PREVIEW I admit I was a little skeptical on first receiving Valet's Naked Acid (Kranky) in the mail. I was burned out on Terry Rileyinspired meditation music even before seeing the garishly New Age "vibe painting" gracing the sleeve. It took a couple of weeks for me to get around to actually listening to the thing, and I'm glad I waited: the album begins with bell chimes, distant drums, and a what sounds like a thumb-piano loop, but what follows is hardly Tubular Bells, part two. Naked Acid is a drone album, but an incredibly brave one in which emotions are laid bare and a surprising range of musical textures flow from a minimalist sonic palette. Take three tracks in their chronological order: "Drum Movie"'s milky growl sounds fit for a David Lynch movie. "Keehar"'s reverb-licked guitar plays like celestial rock. "Fuck It"'s scraping drawl evokes Patti Smith played at half-speed or a duskier Mazzy Star.
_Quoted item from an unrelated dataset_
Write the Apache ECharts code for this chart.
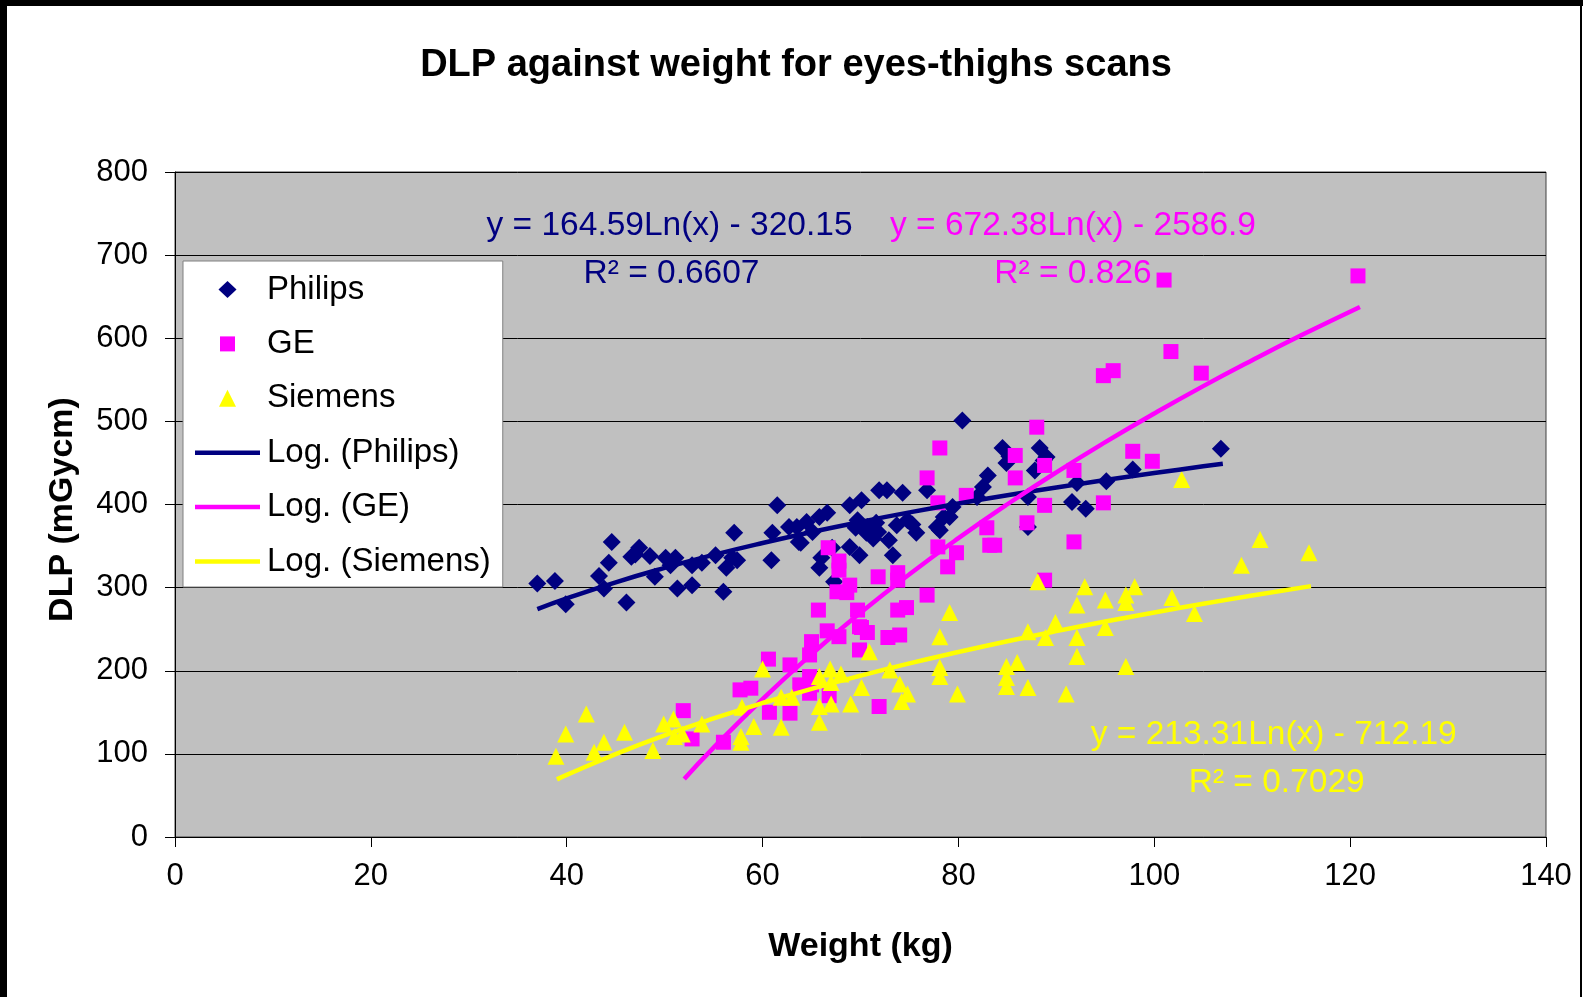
<!DOCTYPE html>
<html><head><meta charset="utf-8">
<script src="https://cdn.jsdelivr.net/npm/echarts@6/dist/echarts.min.js"></script>
<style>html,body{margin:0;padding:0;background:#fff;}#c{width:1583px;height:997px;}</style>
</head><body><div id="c"></div>
<script>
// ---- data ----
const philips = [[37.0,305],[38.8,308],[39.9,280],[43.3,314],[43.8,299],[44.3,330],[44.6,355],[46.1,282],[46.6,337],[47.4,348],[47.0,340],[48.5,338],[49.0,313],[50.1,336],[50.6,327],[51.1,336],[51.3,299],[52.8,303],[52.8,327],[53.8,330],[55.2,339],[56.0,295],[56.3,324],[56.9,336],[57.1,366],[57.4,333],[60.9,333],[61.0,366],[61.5,399],[62.7,373],[63.5,373],[63.7,355],[63.9,354],[64.5,379],[65.1,367],[65.8,385],[66.6,390],[66.0,336],[65.8,324],[67.1,348],[67.3,307],[68.9,399],[70.1,405],[69.7,381],[69.5,372],[68.9,349],[69.9,339],[70.6,366],[70.7,373],[71.3,359],[71.6,378],[71.8,367],[71.9,417],[72.7,417],[74.3,414],[72.9,357],[73.3,339],[73.7,375],[74.8,381],[75.3,376],[75.7,366],[76.8,417],[77.8,373],[78.1,369],[78.5,385],[79.1,385],[79.4,397],[80.4,501],[81.9,409],[82.5,421],[83.0,435],[84.5,468],[84.9,450],[85.2,458],[87.1,409],[87.1,373],[87.8,441],[88.3,468],[88.7,453],[89.0,457],[91.6,403],[92.1,426],[93.0,395],[95.1,428],[97.8,442],[106.8,467]];
const ge = [[51.9,152],[52.8,118],[56.0,114],[57.7,177],[58.8,179],[60.6,214],[60.7,150],[62.8,207],[62.8,149],[63.8,183],[64.8,173],[64.8,219],[64.8,193],[65.0,183],[65.0,235],[65.7,273],[66.6,248],[66.7,348],[66.8,170],[67.8,332],[67.8,321],[67.6,295],[67.8,241],[68.9,303],[68.6,294],[69.7,273],[69.9,253],[69.9,225],[70.1,252],[70.7,246],[71.8,313],[71.9,157],[72.8,240],[73.8,318],[73.8,309],[73.8,273],[74.0,243],[74.7,276],[76.8,291],[76.8,432],[77.9,349],[78.1,468],[77.9,402],[78.9,325],[79.8,342],[80.8,411],[82.9,372],[83.2,351],[83.7,351],[85.8,459],[85.8,432],[87.0,378],[88.0,493],[88.8,447],[88.8,399],[88.8,309],[91.8,355],[91.8,441],[94.8,402],[94.8,555],[95.8,561],[97.8,464],[99.8,452],[101.0,670],[101.7,584],[104.8,558],[120.8,675]];
const siemens = [[38.9,97],[39.9,124],[42.0,148],[42.8,102],[43.8,114],[45.9,126],[48.8,104],[49.9,136],[50.9,142],[51.0,121],[51.8,124],[53.8,136],[57.9,156],[57.8,121],[57.8,114],[59.1,133],[60.0,202],[61.9,132],[61.9,168],[63.0,168],[65.8,193],[65.8,157],[65.8,138],[66.9,202],[68.0,196],[67.0,186],[67.0,160],[69.0,160],[70.1,180],[70.9,223],[73.0,201],[74.0,184],[74.8,172],[74.2,163],[78.1,241],[79.1,270],[78.1,204],[78.1,193],[79.9,172],[84.9,205],[84.9,192],[84.9,181],[86.0,210],[87.1,180],[87.1,247],[88.1,307],[88.9,240],[89.9,258],[91.0,172],[92.1,217],[92.1,240],[92.1,279],[92.9,301],[95.0,285],[95.0,252],[97.1,205],[97.1,282],[97.1,291],[98.0,301],[101.8,288],[102.8,430],[104.1,269],[108.9,327],[110.8,358],[115.8,342]];
// trend lines (points along the fitted log curves shown)
const logPhilips = [[37,274.2],[40,287.0],[45,306.4],[50,323.7],[55,339.4],[60,353.7],[65,366.9],[70,379.1],[75,390.5],[80,401.1],[85,411.1],[90,420.5],[95,429.4],[100,437.8],[105,445.9],[107,448.9]];
const logGE = [[52,69.8],[55,107.5],[60,166.0],[65,219.9],[70,269.7],[75,316.1],[80,359.5],[85,400.3],[90,438.7],[95,475.0],[100,509.5],[105,542.4],[110,573.6],[115,603.5],[121,637.7]];
const logSiemens = [[39,69.3],[40,74.7],[45,99.8],[50,122.3],[55,142.6],[60,161.2],[65,178.2],[70,194.0],[75,208.8],[80,222.5],[85,235.5],[90,247.7],[95,259.2],[100,270.1],[105,280.5],[110,290.5],[116,301.8]];
const seriesNames = ['Philips','GE','Siemens','Log. (Philips)','Log. (GE)','Log. (Siemens)'];
const LINE_ICON = 'path://M0,0 L65,0 L65,4.5 L0,4.5 Z';
const legendIcons = ['path://M9,0 L18,8.5 L9,17 L0,8.5 Z','path://M0,0 M17,17 M1,1 L16,1 L16,16 L1,16 Z','path://M8.5,0 L17,17 L0,17 Z',LINE_ICON,LINE_ICON,LINE_ICON];
const colors = ['#000080','#FF00FF','#FFFF00'];
const equations = [
  {text:'y = 164.59Ln(x) - 320.15', at:[50.5,735], color:'#000080'},
  {text:'R² = 0.6607', at:[50.7,678], color:'#000080'},
  {text:'y = 672.38Ln(x) - 2586.9', at:[91.7,735], color:'#FF00FF'},
  {text:'R² = 0.826', at:[91.7,678], color:'#FF00FF'},
  {text:'y = 213.31Ln(x) - 712.19', at:[112.2,122.5], color:'#FFFF00'},
  {text:'R² = 0.7029', at:[112.5,65], color:'#FFFF00'}
];
const FF = "'Liberation Sans', Arial, sans-serif";

const chart = echarts.init(document.getElementById('c'), null, {renderer:'canvas'});
const option = {
  backgroundColor:'#fff',
  animation:false,
  title:{text:'DLP against weight for eyes-thighs scans', left:791, textAlign:'center', top:42,
    textStyle:{fontFamily:FF, fontWeight:'bold', fontSize:38, color:'#000'}},
  grid:{left:175, right:37, top:172, bottom:160, show:true, backgroundColor:'#c0c0c0', borderColor:'#404040', borderWidth:1},
  legend:{orient:'vertical', left:183, top:261, backgroundColor:'#fff', borderColor:'#808080', borderWidth:1,
    padding:[12,12,9,12], itemWidth:65, itemHeight:17, itemGap:21.4, symbolKeepAspect:true,
    textStyle:{fontFamily:FF, fontSize:33, color:'#000', lineHeight:31, padding:[0,0,0,2]},
    data:seriesNames.map((n,i)=>({name:n, icon:legendIcons[i]}))},
  xAxis:{type:'value', min:0, max:140, interval:20,
    name:'Weight (kg)', nameLocation:'middle', nameGap:93,
    nameTextStyle:{fontFamily:FF, fontWeight:'bold', fontSize:34, color:'#000'},
    axisLine:{show:true, lineStyle:{color:'#000', width:1}},
    axisTick:{show:true, length:10, lineStyle:{color:'#000'}},
    axisLabel:{fontFamily:FF, fontSize:31, color:'#000', margin:24},
    splitLine:{show:false}},
  yAxis:{type:'value', min:0, max:800, interval:100,
    name:'DLP (mGycm)', nameLocation:'middle', nameGap:95, nameRotate:90,
    nameTextStyle:{fontFamily:FF, fontWeight:'bold', fontSize:34, color:'#000', padding:[0,10,0,0]},
    axisLine:{show:true, lineStyle:{color:'#000', width:1}},
    axisTick:{show:true, length:10, lineStyle:{color:'#000'}},
    axisLabel:{fontFamily:FF, fontSize:31, color:'#000', margin:27},
    splitLine:{show:true, lineStyle:{color:'#000', width:1}}},
  series:[
    {name:'Philips', type:'scatter', data:philips, symbol:'diamond', symbolSize:18, itemStyle:{color:colors[0], opacity:1}, z:2},
    {name:'GE', type:'scatter', data:ge, symbol:'rect', symbolSize:15, itemStyle:{color:colors[1], opacity:1}, z:3},
    {name:'Siemens', type:'scatter', data:siemens, symbol:'triangle', symbolSize:17, itemStyle:{color:colors[2], opacity:1}, z:4},
    {name:'Log. (Philips)', type:'line', data:logPhilips, smooth:true, showSymbol:false, symbol:'none', lineStyle:{color:colors[0], width:4.5}, itemStyle:{color:colors[0]}, z:5},
    {name:'Log. (GE)', type:'line', data:logGE, smooth:true, showSymbol:false, symbol:'none', lineStyle:{color:colors[1], width:4.5}, itemStyle:{color:colors[1]}, z:5},
    {name:'Log. (Siemens)', type:'line', data:logSiemens, smooth:true, showSymbol:false, symbol:'none', lineStyle:{color:colors[2], width:4.5}, itemStyle:{color:colors[2]}, z:5}
  ]
};
chart.setOption(option);
const g = [
  {type:'rect', shape:{x:0,y:0,width:1583,height:6}, style:{fill:'#000'}, z:100},
  {type:'rect', shape:{x:0,y:0,width:7,height:997}, style:{fill:'#000'}, z:100},
  {type:'rect', shape:{x:1580,y:0,width:2,height:997}, style:{fill:'#000'}, z:100}
];
equations.forEach(e=>{
  const p = chart.convertToPixel({gridIndex:0}, e.at);
  g.push({type:'text', x:p[0], y:p[1], z:50,
    style:{text:e.text, fill:e.color, font:"33.5px 'Liberation Sans', Arial, sans-serif", align:'center', verticalAlign:'middle'}});
});
chart.setOption({graphic:g});
</script></body></html>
Though Valet springs from the same Portland, Ore., DIY scene as White Rainbow, guiding light Honey Owens' musical family tree includes Austin, Texas' Jana Hunter, Finland's Lau Nau, and fellow Portlander Grouper.
When Owens opened for Atlas Sound here last March, she was plagued by sound problems and seemed lost in the gestalt of her multiplanar drones. This time she plays at two smaller venues Hemlock Tavern and a Mission District underground space better suited to her diffuse blues, though it may take something else for her to shake something indelible from what, for now, remains ineffable.